# DATA SHOWN start

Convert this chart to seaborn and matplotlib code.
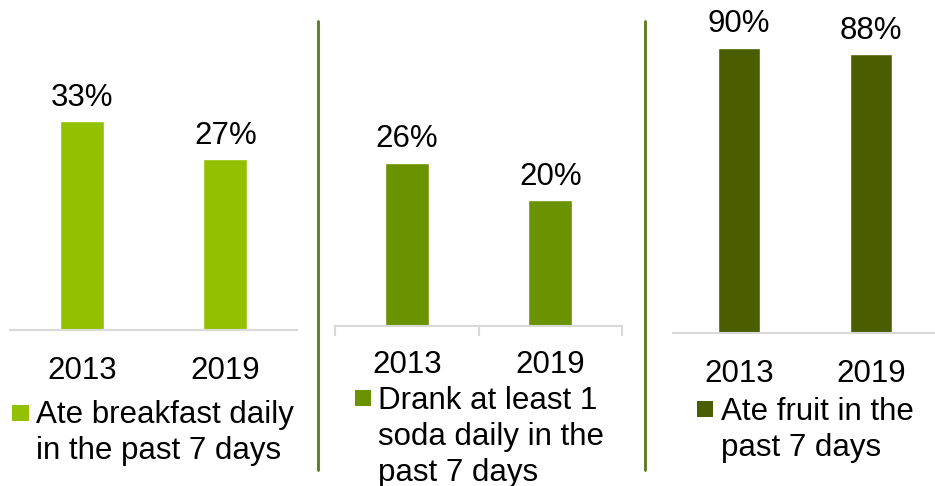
import matplotlib
matplotlib.use("Agg")
import matplotlib.pyplot as plt
import seaborn as sns
import pandas as pd
from matplotlib.patches import Rectangle

# ---- data ----
years = ["2013", "2019"]
breakfast = [33, 27]
soda = [26, 20]
fruit = [90, 88]
legend_labels = [
    "Ate breakfast daily\nin the past 7 days",
    "Drank at least 1\nsoda daily in the\npast 7 days",
    "Ate fruit in the\npast 7 days",
]
colors = ["#93C000", "#6B9200", "#4A5E00"]
sep_color = "#587A1C"
grid_color = "#D9D9D9"

sns.set_theme(style="white")
plt.rcParams["font.family"] = ["Liberation Sans", "DejaVu Sans"]

W, H = 935, 486
FS = 22.5
fig = plt.figure(figsize=(W / 100, H / 100), dpi=100)


def rect(left, bottom_px, width, height):
    return [left / W, (H - bottom_px) / H, width / W, height / H]


panels = [
    dict(vals=breakfast, rect=rect(10, 330, 287, 316), ylim=50, bw=0.31, pad=18.5, ticks=False,
         sq=(12, 405, 17, 16), tx=(36, 422)),
    dict(vals=soda, rect=rect(335, 326, 287, 314), ylim=50, bw=0.31, pad=17, ticks=True,
         sq=(355, 390, 16, 16), tx=(378, 408)),
    dict(vals=fruit, rect=rect(673, 333, 264, 317), ylim=100, bw=0.32, pad=18.5, ticks=False,
         sq=(697, 401, 16, 16), tx=(721, 419)),
]

for i, p in enumerate(panels):
    ax = fig.add_axes(p["rect"])
    df = pd.DataFrame({"year": years, "value": p["vals"]})
    sns.barplot(data=df, x="year", y="value", color=colors[i], saturation=1,
                width=p["bw"], ax=ax)
    ax.set_ylim(0, p["ylim"])
    ax.set_xlim(-0.5, 1.5)
    ax.set_xlabel("")
    ax.set_ylabel("")
    ax.set_yticks([])
    for s in ["top", "left", "right"]:
        ax.spines[s].set_visible(False)
    ax.spines["bottom"].set_color(grid_color)
    ax.spines["bottom"].set_linewidth(1.5)
    ax.tick_params(axis="x", which="major", length=0, pad=p["pad"], labelsize=FS,
                   labelcolor="black")
    if p["ticks"]:
        ax.set_xticks([-0.5, 0.5, 1.5], minor=True)
        ax.tick_params(axis="x", which="minor", length=7, width=1.5, color=grid_color,
                       direction="out", bottom=True)
    for c in ax.containers:
        ax.bar_label(c, labels=[f"{v}%" for v in p["vals"]], padding=6, fontsize=FS,
                     color="black")
    ax.patch.set_alpha(0)

    x0, y0, w, h = p["sq"]
    fig.add_artist(Rectangle((x0 / W, (H - y0 - h) / H), w / W, h / H,
                             transform=fig.transFigure, color=colors[i], lw=0))
    fig.text(p["tx"][0] / W, (H - (p["tx"][1] - 22)) / H, legend_labels[i], ha="left",
             va="top", fontsize=FS, color="black", linespacing=1.25)

# separators
for xs in [318, 645]:
    fig.add_artist(plt.Line2D([xs / W, xs / W], [(H - 470) / H, (H - 21) / H],
                              transform=fig.transFigure, color=sep_color, lw=2))

fig.savefig("out.png", dpi=100)
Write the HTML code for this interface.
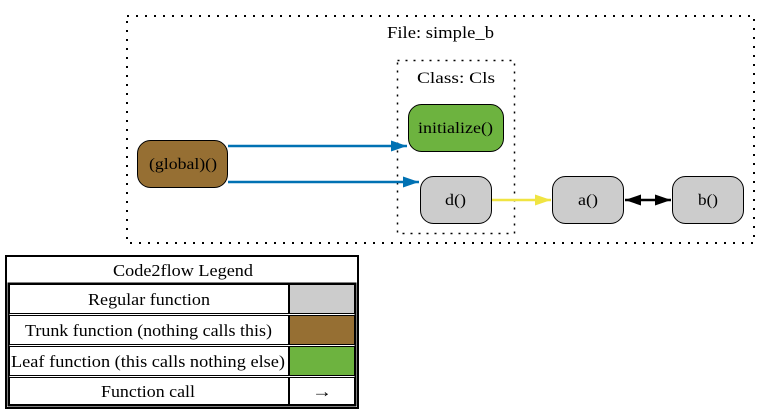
<!DOCTYPE html>
<html><head><meta charset="utf-8"><style>
html,body{margin:0;padding:0;background:#fff;}
svg{display:block;}
text{font-family:"Liberation Serif","Times New Roman",serif;}
</style></head><body>
<svg width="771" height="414" viewBox="0 0 771 414" xmlns="http://www.w3.org/2000/svg" font-family="Liberation Serif, serif">
<defs>
<marker id="ab" markerWidth="16" markerHeight="12" refX="16" refY="6" orient="auto" markerUnits="userSpaceOnUse"><path d="M0,0.5 L16,6 L0,11.5 z" fill="#0071b3"/></marker>
<marker id="ay" markerWidth="16" markerHeight="12" refX="16" refY="6" orient="auto" markerUnits="userSpaceOnUse"><path d="M0,0.5 L16,6 L0,11.5 z" fill="#f0e442"/></marker>
<marker id="ak" markerWidth="16" markerHeight="12" refX="16" refY="6" orient="auto-start-reverse" markerUnits="userSpaceOnUse"><path d="M0,0.5 L16,6 L0,11.5 z" fill="#000"/></marker>
</defs>
<rect x="127" y="16" width="627" height="227" fill="none" stroke="#000" stroke-width="2" stroke-dasharray="2,7"/>
<text x="387" y="38" font-size="17" textLength="107" lengthAdjust="spacingAndGlyphs">File: simple_b</text>
<rect x="397.5" y="60.5" width="117" height="173" fill="none" stroke="#000" stroke-width="1.5" stroke-dasharray="2,6"/>
<text x="417" y="83" font-size="16" textLength="78" lengthAdjust="spacingAndGlyphs">Class: Cls</text>

<line x1="228" y1="146" x2="407" y2="146" stroke="#0071b3" stroke-width="2.5" marker-end="url(#ab)"/>
<line x1="228" y1="182" x2="419" y2="182" stroke="#0071b3" stroke-width="2.5" marker-end="url(#ab)"/>
<line x1="492" y1="200" x2="551" y2="200" stroke="#f0e442" stroke-width="2.5" marker-end="url(#ay)"/>
<line x1="625" y1="200" x2="671" y2="200" stroke="#000" stroke-width="2.5" marker-start="url(#ak)" marker-end="url(#ak)"/>

<rect x="137.5" y="140.5" width="90" height="47" rx="13" fill="#966f33" stroke="#000"/>
<text x="149" y="169" font-size="16" textLength="68" lengthAdjust="spacingAndGlyphs">(global)()</text>
<rect x="408.5" y="104.5" width="95" height="47" rx="13" fill="#6db33f" stroke="#000"/>
<text x="418" y="133" font-size="16" textLength="75" lengthAdjust="spacingAndGlyphs">initialize()</text>
<rect x="420.5" y="176.5" width="71" height="47" rx="13" fill="#cccccc" stroke="#000"/>
<text x="445" y="205" font-size="16" textLength="21" lengthAdjust="spacingAndGlyphs">d()</text>
<rect x="552.5" y="176.5" width="71" height="47" rx="13" fill="#cccccc" stroke="#000"/>
<text x="578" y="205" font-size="16" textLength="20" lengthAdjust="spacingAndGlyphs">a()</text>
<rect x="672.5" y="176.5" width="71" height="47" rx="13" fill="#cccccc" stroke="#000"/>
<text x="698" y="205" font-size="16" textLength="20" lengthAdjust="spacingAndGlyphs">b()</text>

<rect x="6" y="256" width="352" height="152" fill="#fff" stroke="#000" stroke-width="2"/>
<text x="113" y="276" font-size="17" textLength="140" lengthAdjust="spacingAndGlyphs">Code2flow Legend</text>
<rect x="8.5" y="283.5" width="347" height="122" fill="none" stroke="#000" stroke-width="2"/>
<rect x="9.5" y="284.5" width="279" height="29" fill="none" stroke="#000"/>
<rect x="289.5" y="284.5" width="65" height="29" fill="#cccccc" stroke="#000"/>
<rect x="9.5" y="315.5" width="279" height="29" fill="none" stroke="#000"/>
<rect x="289.5" y="315.5" width="65" height="29" fill="#966f33" stroke="#000"/>
<rect x="9.5" y="346.5" width="279" height="29" fill="none" stroke="#000"/>
<rect x="289.5" y="346.5" width="65" height="29" fill="#6db33f" stroke="#000"/>
<rect x="9.5" y="377.5" width="279" height="27" fill="none" stroke="#000"/>
<rect x="289.5" y="377.5" width="65" height="27" fill="none" stroke="#000"/>
<text x="88" y="305" font-size="17" textLength="122" lengthAdjust="spacingAndGlyphs">Regular function</text>
<text x="25" y="336" font-size="17" textLength="247" lengthAdjust="spacingAndGlyphs">Trunk function (nothing calls this)</text>
<text x="11" y="367" font-size="17" textLength="274" lengthAdjust="spacingAndGlyphs">Leaf function (this calls nothing else)</text>
<text x="101" y="397" font-size="17" textLength="94" lengthAdjust="spacingAndGlyphs">Function call</text>
<text x="312" y="397" font-size="17" textLength="20" lengthAdjust="spacingAndGlyphs">→</text>
</svg>
</body></html>
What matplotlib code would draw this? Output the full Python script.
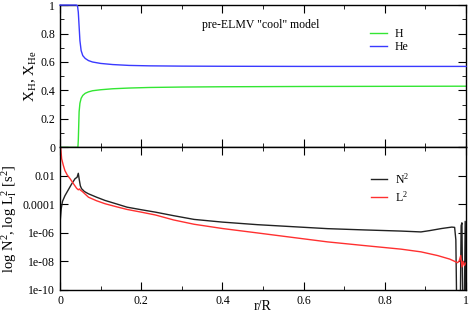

# DATA SHOWN end

Print, exactly as written, the lines above from the first one to the one containing "from matplotlib.patches import Rectangle". Leave out pictures.

Convert this chart to seaborn and matplotlib code.
import matplotlib
matplotlib.use("Agg")
import matplotlib.pyplot as plt
import seaborn as sns
import pandas as pd
from matplotlib.patches import Rectangle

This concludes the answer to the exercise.